[Given data start]

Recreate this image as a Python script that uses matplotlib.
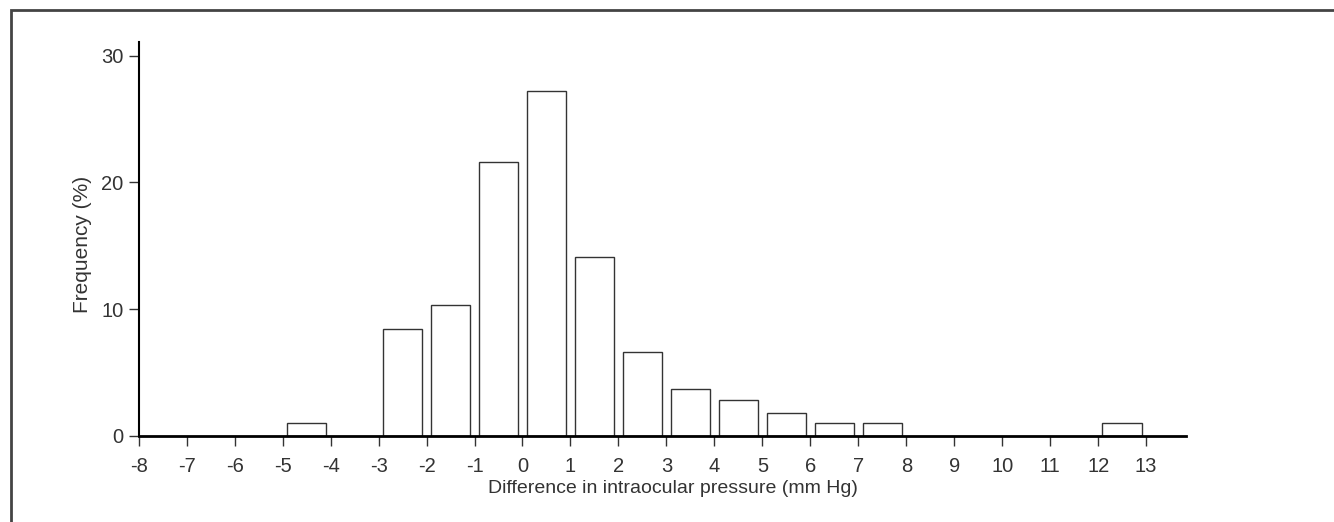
import matplotlib
matplotlib.use("Agg")
import matplotlib.pyplot as plt
from matplotlib.patches import Rectangle

plt.rcParams.update({
    "font.family": ["Liberation Sans", "DejaVu Sans"],
    "font.size": 14,
    "axes.unicode_minus": False,
})

# histogram bins (left edge of each 1 mm Hg bin) and frequency (%)
bin_left = [-5, -3, -2, -1, 0, 1, 2, 3, 4, 5, 6, 7, 12]
freq = [1.0, 8.4, 10.3, 21.6, 27.2, 14.1, 6.6, 3.7, 2.8, 1.8, 1.0, 1.0, 1.0]
xticks = list(range(-8, 14))
yticks = [0, 10, 20, 30]

fig = plt.figure(figsize=(13.34, 5.22), dpi=100)
ax = fig.add_axes([0.104, 0.165, 0.785, 0.755])

centers = [b + 0.5 for b in bin_left]
ax.bar(centers, freq, width=0.82, color="white", edgecolor="#333333", linewidth=1.0)

ax.set_xlim(-8, 13.83)
ax.set_ylim(0, 31.1)
ax.set_xticks(xticks)
ax.set_yticks(yticks)
ax.tick_params(axis="both", direction="out", length=7, width=1, color="#333333",
               labelsize=14.5, labelcolor="#333333")
ax.tick_params(axis="x", pad=8)
ax.tick_params(axis="y", pad=4)
for s in ["top", "right"]:
    ax.spines[s].set_visible(False)
ax.spines["bottom"].set_linewidth(2)
ax.spines["left"].set_linewidth(1.5)
ax.set_xlabel("Difference in intraocular pressure (mm Hg)", fontsize=14, color="#333333")
ax.set_ylabel("Frequency (%)", fontsize=15, color="#333333")
ax.xaxis.set_label_coords(0.51, -0.112)
ax.yaxis.set_label_coords(-0.045, 0.487)

# outer frame
fig.patches.append(Rectangle((0.008, -0.05), 1.1, 1.03, transform=fig.transFigure,
                             fill=False, edgecolor="#444444", linewidth=2))

fig.savefig("out.png", dpi=100, facecolor="white")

[Given data end]

→ **Instructions to follow**
Restate the full listing verbatim and drop every picture.

→ **Result of the task**
Recreate this image as a Python script that uses matplotlib.
import matplotlib
matplotlib.use("Agg")
import matplotlib.pyplot as plt
from matplotlib.patches import Rectangle

plt.rcParams.update({
    "font.family": ["Liberation Sans", "DejaVu Sans"],
    "font.size": 14,
    "axes.unicode_minus": False,
})

# histogram bins (left edge of each 1 mm Hg bin) and frequency (%)
bin_left = [-5, -3, -2, -1, 0, 1, 2, 3, 4, 5, 6, 7, 12]
freq = [1.0, 8.4, 10.3, 21.6, 27.2, 14.1, 6.6, 3.7, 2.8, 1.8, 1.0, 1.0, 1.0]
xticks = list(range(-8, 14))
yticks = [0, 10, 20, 30]

fig = plt.figure(figsize=(13.34, 5.22), dpi=100)
ax = fig.add_axes([0.104, 0.165, 0.785, 0.755])

centers = [b + 0.5 for b in bin_left]
ax.bar(centers, freq, width=0.82, color="white", edgecolor="#333333", linewidth=1.0)

ax.set_xlim(-8, 13.83)
ax.set_ylim(0, 31.1)
ax.set_xticks(xticks)
ax.set_yticks(yticks)
ax.tick_params(axis="both", direction="out", length=7, width=1, color="#333333",
               labelsize=14.5, labelcolor="#333333")
ax.tick_params(axis="x", pad=8)
ax.tick_params(axis="y", pad=4)
for s in ["top", "right"]:
    ax.spines[s].set_visible(False)
ax.spines["bottom"].set_linewidth(2)
ax.spines["left"].set_linewidth(1.5)
ax.set_xlabel("Difference in intraocular pressure (mm Hg)", fontsize=14, color="#333333")
ax.set_ylabel("Frequency (%)", fontsize=15, color="#333333")
ax.xaxis.set_label_coords(0.51, -0.112)
ax.yaxis.set_label_coords(-0.045, 0.487)

# outer frame
fig.patches.append(Rectangle((0.008, -0.05), 1.1, 1.03, transform=fig.transFigure,
                             fill=False, edgecolor="#444444", linewidth=2))

fig.savefig("out.png", dpi=100, facecolor="white")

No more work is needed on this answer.